= Mixture fraction =

Mixture fraction ($Z$) is a quantity used in combustion studies that measures the mass fraction of one stream of a mixture formed by two feed streams, one the fuel stream and the other the oxidizer stream. Both the feed streams are allowed to have inert gases. The mixture fraction definition is usually normalized such that it approaches unity in the fuel stream and zero in the oxidizer stream. The mixture-fraction variable is commonly used as a replacement for the physical coordinate normal to the flame surface, in nonpremixed combustion.

==Definition==

Assume a two-stream problem having one portion of the boundary the fuel stream with fuel mass fraction $Y_F=Y_{F,F}$ and another portion of the boundary the oxidizer stream with oxidizer mass fraction $Y_{O}=Y_{O,O}$. For example, if the oxidizer stream is air and the fuel stream contains only the fuel, then $Y_{O,O}=0.232$ and $Y_{F,F}=1$. In addition, assume there is no oxygen in the fuel stream and there is no fuel in the oxidizer stream. Let $s$ be the mass of oxygen required to burn unit mass of fuel (for hydrogen gas, $s=8$ and for $\mathrm{C}_m\mathrm{H}_n$ alkanes, $s=32(m+n/4)/(12m+n)$). Introduce the scaled mass fractions as $y_F=Y_F/Y_{F,F}$ and $y_O = Y_O/Y_{O,O}$. Then the mixture fraction is defined as

$Z = \frac{Sy_F-y_{O}+1}{S+1}$

where

$S = \frac{sY_{F,F}}{Y_{O,O}}$

is the stoichiometry parameter, also known as the overall equivalence ratio.
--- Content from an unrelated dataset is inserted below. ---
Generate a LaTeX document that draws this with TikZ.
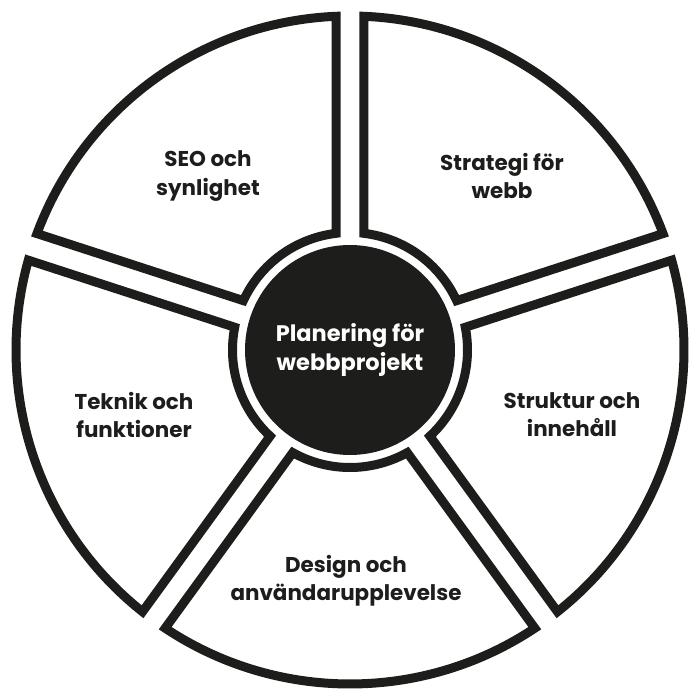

On the fuel-stream boundary, $y_F=1$ and $y_O=0$ since there is no oxygen in the fuel stream, and hence $Z=1$. Similarly, on the oxidizer-stream boundary, $y_F=0$ and $y_O=1$ so that $Z=0$. Anywhere else in the mixing domain, $0<Z<1$. The mixture fraction is a function of both the spatial coordinates $\mathbf{x}$ and the time $t$, i.e., $Z=Z(\mathbf{x},t).$

Within the mixing domain, there are level surfaces where fuel and oxygen are found to be mixed in stoichiometric proportion. This surface is special in combustion because this is where a diffusion flame resides. Constant level of this surface is identified from the equation $Z(\mathbf{x},t)=Z_s$, where $Z_s$ is called as the stoichiometric mixture fraction which is obtained by setting $Y_F=Y_{O}=0$ (since if they were react to consume fuel and oxygen, only on the stoichiometric locations both fuel and oxygen will be consumed completely) in the definition of $Z$ to obtain

$Z_s = \frac{1}{S+1}$.

==Relation between local equivalence ratio and mixture fraction==

When there is no chemical reaction, or considering the unburnt side of the flame, the mass fraction of fuel and oxidizer are $y_{F,u}= Z$ and $y_{O,u}= 1- Z$ (the subscript $u$ denotes unburnt mixture). This allows to define a local fuel-air equivalence ratio $\phi$

$\phi= \frac{sY_{F,u}}{Y_{O,u}}=\frac{Sy_{F,u}}{y_{O,u}}.$

The local equivalence ratio is an important quantity for partially premixed combustion. The relation between local equivalence ratio and mixture fraction is given by

$\phi = \frac{SZ}{1-Z} \qquad \Rightarrow \qquad Z = \frac{\phi}{S+\phi}.$

The stoichiometric mixture fraction $Z_s$ defined earlier is the location where the local equivalence ratio $\phi=1$.

==Scalar dissipation rate==

In turbulent combustion, a quantity called the scalar dissipation rate $\chi$ with dimensional units of that of an inverse time is used to define a characteristic diffusion time. Its definition is given by

$\chi = 2 D |\nabla Z|^2$

where $D$ is the diffusion coefficient of the scalar. Its stoichiometric value is $\chi_s = 2D_s|\nabla Z|^2_s$.

==Liñán's mixture fraction==

Amable Liñán introduced a modified mixture fraction in 1991 that is appropriate for systems where the fuel and oxidizer have different Lewis numbers. If $Le_F$ and $Le_{O_2}$ are the Lewis number of the fuel and oxidizer, respectively, then Liñán's mixture fraction is defined as

$\tilde Z = \frac{\tilde Sy_F-y_{O}+1}{\tilde S+1}$

where

$\tilde S = \frac{Le_O S}{Le_F}.$

The stoichiometric mixture fraction $\tilde Z_s$ is given by

$\tilde Z_s = \frac{1}{\tilde S+1}$.